Norbert Scholl, Gott, der die das große Unbekannte. Staunens-Wertes und Frag-Würdiges, Grünewald 2020, 192 Seiten.
Schon die unkonventionellen Titel und Untertitel wecken die Neugier auf dieses Buch und niemand wird enttäuscht. Genau genommen will der Autor niemanden darüber belehren, wer oder was Gott ist. Vielmehr führt er in eine breite Palette durchaus weltlicher Grenzerfahrungen ein, die wir gerade nicht mehr rational definieren, auf Punkt und Komma abrechnen oder den Buchhaltern unsere Gefühle überlassen können. Er schildert die Faszination der Schneekristalle und der Berge, die kosmologischen Spekulationen über den Ursprung der Welt, das Geheimnis von menschlicher Vorbestimmung, Freiheit und Verantwortung, aber auch die uns angeborene Fähigkeit zur Empathie. Besonders unerwartet und bereichernd sind die Ausführungen authentischen Seiten über die Erfahrungswelt der Musik. Erst gegen Schluss, also vor der Folie dieser überreichen Informationen, folgt eine originelle Einführung in das biblische Bild von Gott (JHWH). Ähnlich profiliert, weil dramatisch zugespitzt sind die Ausführungen zu Jesus von Nazareth, der in den vergangenen Jahrzehnten gerade Agnostiker und Atheisten faszinierte.
Aus drei Gründen halte ich das Buch für außerordentlich gelungen. Erstens ist Seite für Seite angefüllt von genauen Sachinformationen, die der Autor auf dem neuesten Stand präsentiert, immer noch etwas genauer und noch treffender illustriert, als es den global informierten Lesern präsent ist. Diesen breiten Wissenshorizont muss sich der Autor durch jahrzehntelange Neugier erarbeitet haben, sonst könnte er darüber nicht so souverän verfügen. Zweitens werden von der ersten Seite an die Lesenden nicht belehrt, sondern in Gespräche verwickelt, zum Mitdenken angeregt und dazu ermuntert, eigene Lösungen zu finden. Eine angeregtere Lernatmosphäre könnte ich mir nicht denken. Auch diese Kunst muss sich der Autor sich systematisch angeeignet haben. Drittens sind diesem Buch deshalb alle abstrakt intellektuellen Frontstellungen und moralistischen Verkrampfungen fern, die sich bei Büchern zur Gottesfrage oft einstellen. Damit beweist der Autor: Auch heute kann die Gottesfrage noch als entspanntes, selbstverständliches und interessantes Thema in die öffentliche Diskussion eingeführt werden.

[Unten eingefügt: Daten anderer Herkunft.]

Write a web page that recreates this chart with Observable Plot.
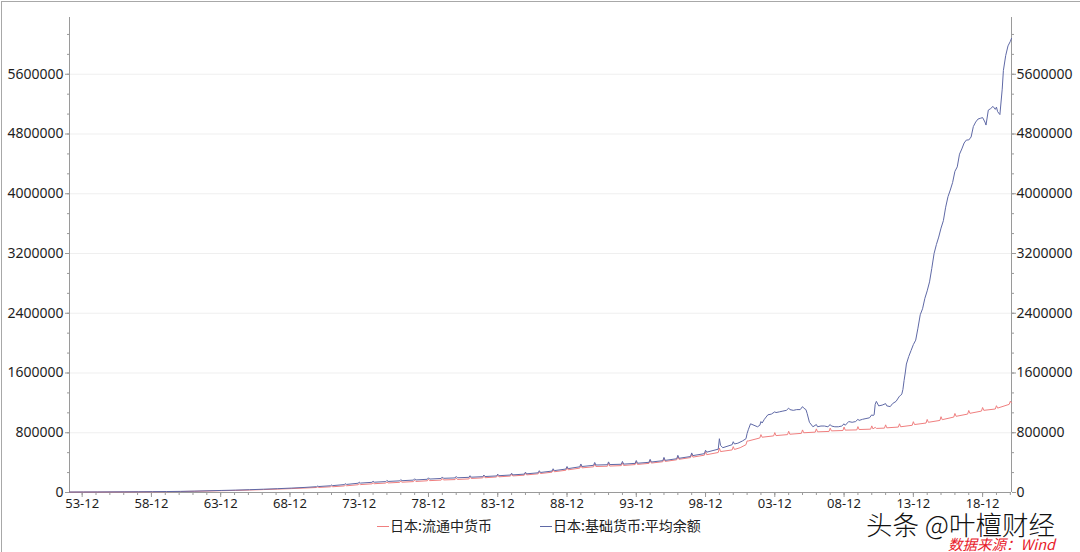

Erst im letzten Kapitel kommt das Thema „Gott“ direkt zur Sprache. Die vorbereitenden Fragen (Was sind Materie, Energie, Leben, alles nur Zufall?) werden eingesammelt. Sie können Gottes Existenz nicht beweisen, aber sie lassen einen wachen Geist auch nicht los. Der Autor endet mit einer klugen Metapher: Gott lässt sich wenn man ihn denn akzeptiert, begreifen als der Horizont unseres Daseins. Das Buch spricht einen breiten, für ungewohnte Gedankengänge offenen Leserkreis an.